No one likes breakups — the desperate bargaining, the venomous insults, the unsettlingly quiet moments in between the extreme emotions can be draining for both parties. Alex Ross Perry’s Queen of Earth begins with the end of one such relationship.
With an assist from cinematographer Sean Price Williams’ claustrophobic camera work, Perry’s psychological drama opens with a shot of Catherine (Elisabeth Moss), a distraught woman who recently lost her father, as she’s being dumped by her boyfriend James (Kentucker Audley). As James uses psychobabble to twist the knife and deflect attention from his own disloyalty, the camera focuses on Catherine, sniffling while her smudging eye makeup begins to resemble Welcome to My Nightmare-era Alice Cooper, a guise that, judging by the third act of the film, is somewhat fitting. The camera, only briefly cutting away to an apathetic James, mires the viewer in her humiliation. Catherine’s desperation, frustration, and sadness culminate into an abrupt exclamation that ends the scene.
To serve as a rehabilitating distraction from her nerve-fraying depression, Catherine retreats with her friend Ginny (Katherine Waterston) to a secluded lake house that belongs to Ginny’s parents. Alternating between their current vacation and one from the previous year, we see how both women handle the highs and lows in their respective lives. In the previous year, Catherine brought James to the yearly getaway spot, while Ginny’s barely muted irritation with singledom was only enhanced by her friend’s condescending joy. One year later, the tables have turned, and Ginny is in the midst of a blossoming relationship that threatens to unyoke the women’s friendship while serving as a crippling reminder to Catherine of her own loneliness.

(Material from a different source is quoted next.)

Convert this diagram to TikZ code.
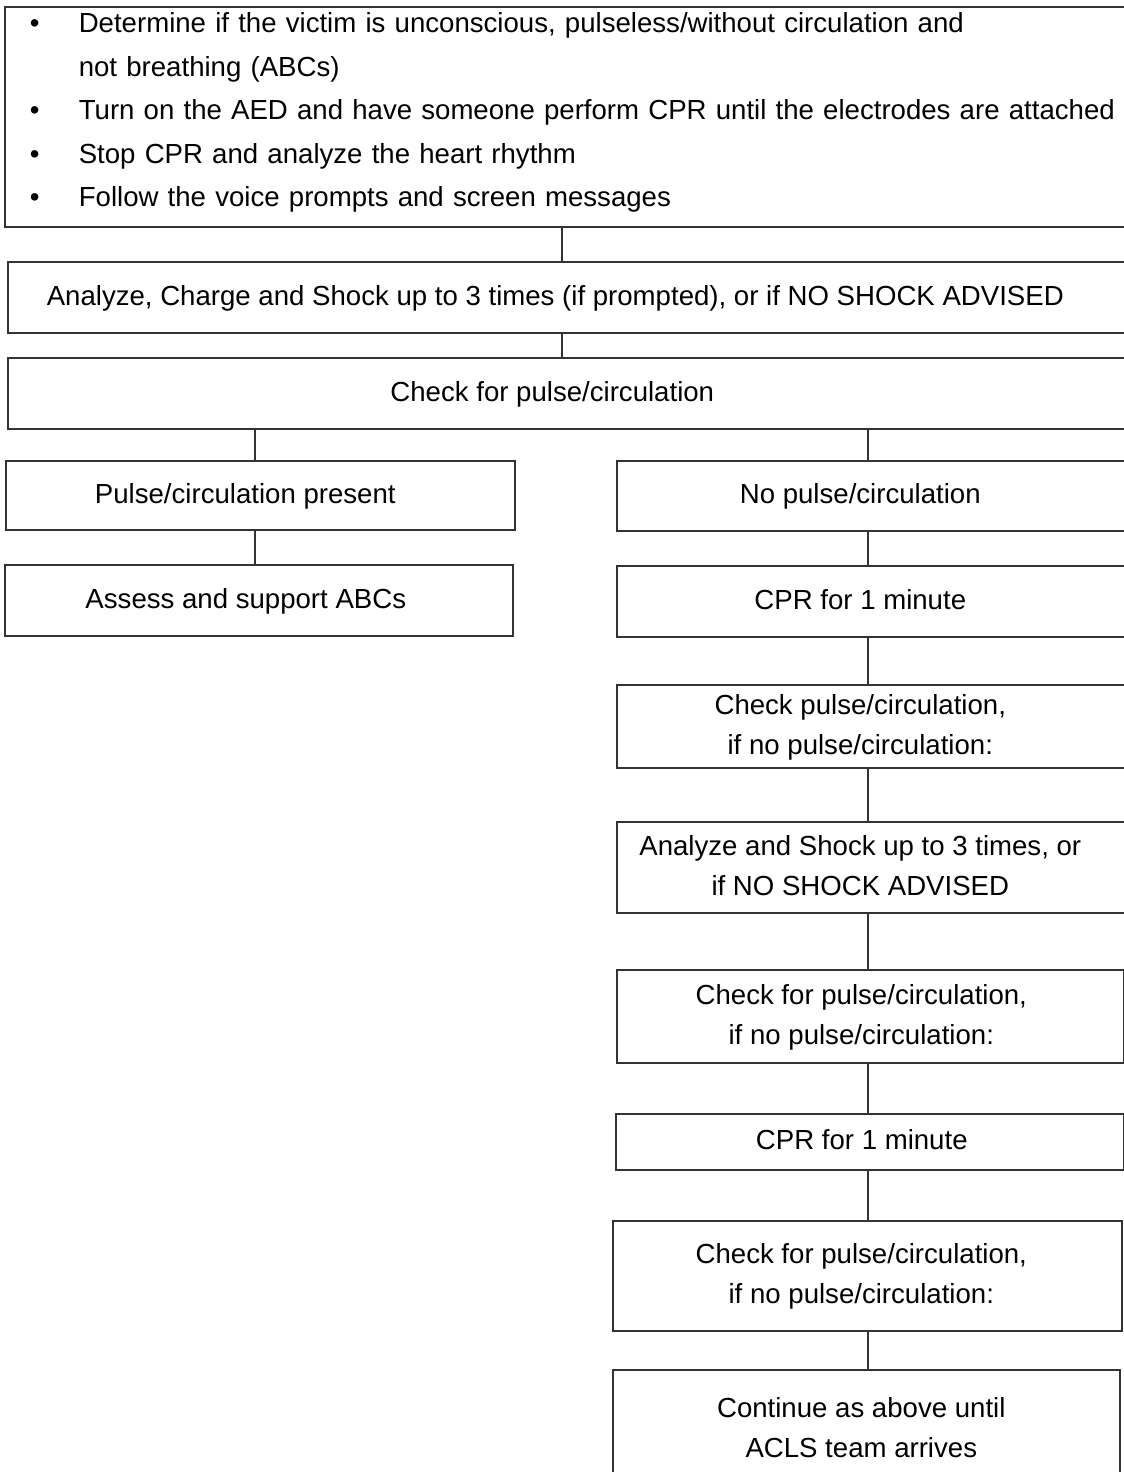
\documentclass[tikz,border=0pt]{standalone}
\usepackage{fontspec}
\setmainfont{Liberation Sans}

% centred lines, pushed left by half the given space
\newcommand{\boxtext}[2]{\begin{tabular}{@{}c@{}}#2\end{tabular}\hspace*{#1}}

\tikzset{
  box/.style={draw=black!80, line width=0.8pt, inner sep=0pt, anchor=north west,
    font=\fontsize{13.8}{20}\selectfont},
  link/.style={draw=black!80, line width=0.8pt},
}

\begin{document}
\begin{tikzpicture}[x=0.5pt,y=-0.5pt]
  \useasboundingbox (0,0) rectangle (1124,1472);
  % columns of the connectors
  \coordinate (mid) at (562,0);
  \coordinate (lcol) at (255,0);
  \coordinate (rcol) at (868,0);

  % first steps
  \node[box, align=left, text width=560pt, inner xsep=12.5pt, minimum height=110pt,
    font=\fontsize{13.8}{21.75}\selectfont] (steps) at (4,6) {%
    \makebox[24.5pt][l]{\textbullet}Determine if the victim is unconscious, pulseless/without circulation and\\
    \hspace*{24.5pt}not breathing (ABCs)\\
    \makebox[24.5pt][l]{\textbullet}Turn on the AED and have someone perform CPR until the electrodes are attached\\
    \makebox[24.5pt][l]{\textbullet}Stop CPR and analyze the heart rhythm\\
    \makebox[24.5pt][l]{\textbullet}Follow the voice prompts and screen messages\rule[-7pt]{0pt}{0pt}};

  \node[box, minimum width=559.5pt, minimum height=35.5pt] (analyze) at (7,261)
    {\boxtext{12pt}{Analyze, Charge and Shock up to 3 times (if prompted), or if NO SHOCK ADVISED}};
  \node[box, minimum width=559.5pt, minimum height=35.5pt] (check) at (7,357)
    {\boxtext{15pt}{Check for pulse/circulation}};

  % left branch
  \node[box, minimum width=254.5pt, minimum height=34.5pt] (present) at (5,460)
    {\boxtext{15pt}{Pulse/circulation present}};
  \node[box, minimum width=254pt, minimum height=35.5pt] (assess) at (4,564)
    {\boxtext{13pt}{Assess and support ABCs}};

  % right branch
  \node[box, minimum width=255.5pt, minimum height=35pt] (nopulse) at (616,460)
    {\boxtext{12pt}{No pulse/circulation}};
  \node[box, minimum width=255.5pt, minimum height=35.5pt] (cpra) at (616,565)
    {\boxtext{12pt}{CPR for 1 minute}};
  \node[box, minimum width=255.5pt, minimum height=41.5pt] (checka) at (616,684)
    {\boxtext{12pt}{Check pulse/circulation,\\ if no pulse/circulation:}};
  \node[box, minimum width=255.5pt, minimum height=45.5pt] (shock) at (616,821)
    {\boxtext{12pt}{Analyze and Shock up to 3 times, or\\ if NO SHOCK ADVISED}};
  \node[box, minimum width=253.5pt, minimum height=46.5pt] (checkb) at (616,969)
    {\boxtext{9pt}{Check for pulse/circulation,\\ if no pulse/circulation:}};
  \node[box, minimum width=254pt, minimum height=28pt] (cprb) at (615,1113)
    {\boxtext{8pt}{CPR for 1 minute}};
  \node[box, minimum width=254.5pt, minimum height=55pt] (checkc) at (612,1220)
    {\boxtext{6pt}{Check for pulse/circulation,\\ if no pulse/circulation:}};
  \node[box, minimum width=253.5pt, minimum height=60pt] (cont) at (612,1369)
    {\boxtext{5pt}{Continue as above until\\ ACLS team arrives}};

  \draw[link] (steps.south -| mid) -- (analyze.north -| mid);
  \draw[link] (analyze.south -| mid) -- (check.north -| mid);
  \draw[link] (check.south -| lcol) -- (present.north -| lcol);
  \draw[link] (present.south -| lcol) -- (assess.north -| lcol);
  \draw[link] (check.south -| rcol) -- (nopulse.north -| rcol);
  \draw[link] (nopulse.south -| rcol) -- (cpra.north -| rcol);
  \draw[link] (cpra.south -| rcol) -- (checka.north -| rcol);
  \draw[link] (checka.south -| rcol) -- (shock.north -| rcol);
  \draw[link] (shock.south -| rcol) -- (checkb.north -| rcol);
  \draw[link] (checkb.south -| rcol) -- (cprb.north -| rcol);
  \draw[link] (cprb.south -| rcol) -- (checkc.north -| rcol);
  \draw[link] (checkc.south -| rcol) -- (cont.north -| rcol);
\end{tikzpicture}
\end{document}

However good their intentions may have been, the retreat seems to only further the divide between Ginny and Catherine. When Catherine isn’t painting, sauntering around the house, or attempting to ignore her friend’s ecstasy in the next room, she is talking on the phone to someone, presumably her ex. Furthermore, Ginny’s attempts to comfort her depressed friend are rebuffed in an exchange that seems to stress that maybe Catherine is merely having a masturbatory self-pity party. “Things aren’t so bad right now though,” Ginny offers weakly. “No, you’re absolutely right, Virginia. They’re worse. They’re much, much worse.”
As her attempts become more and more in vain, Ginny begins to put in the bare minimum to help her exhaustingly sad friend, ultimately choosing to focus on her casual relationship with the boy next door, Rich (Patrick Fugit). As the duo’s already questionable friendship erodes and her isolation builds, Catherine steadily becomes more unhinged by the day, in often frightful ways.
One would typically assume this is when things would get overtly violent, but Perry’s film, with its minimal locations and small cast, is more like a play focused on the conversations between two characters lost in their own egos. Catherine, a self-defined good person, is constantly victimized by her circumstances, while Ginny sees herself as an independent warrior battling a constant stream of weaker, unenlightened enemies. Even though Catherine’s histrionics are more glaring to the casual observer, Ginny’s icy nature is just as grandiose.
In one of the film’s most dialogue-heavy sequences between the two friends, Catherine sadly recounts the time she lost a love while Ginny angrily details the time she left a clingy partner. More arresting than Catherine’s desperate soliloquy or Ginny’s callous monologue is that neither woman seems concerned with the other’s revelations, if they even listened in the first place. The scene perfectly illustrates each woman’s self-importance and complicity in their own personal hells.
While the majority of the film is rooted in subtext and suggestion, it does veer off into a couple cut-and-dried horror scenes that threaten to derail things: Even though it is meant to serve as an example of Catherine’s tormented mind, a party scene lays on the terror a bit too thick. Thankfully, it doesn’t detract from the film’s overall quality.
Queen of Earth is more intent on exposing the frightful underbelly of toxic relationships and the damaging cycle of depression while skewering our culture of self-aggrandizement. The desperate, quiet scenes are reminiscent of John Cassavete’s drama, A Woman Under the Influence, while Keegan DeWitt’s unsettling soundtrack and the film’s consuming claustrophobia, a la Stanley Kubrick’s The Shining, and the foreboding madness, like Roman Polanski’s Repulsion, give the film the teeth of horror. Thankfully, Queen of Earth eschews the naked lunacy of boiling bunnies and swinging axes, preferring to derive it’s visceral horror from its characters who constantly wound each other with invective.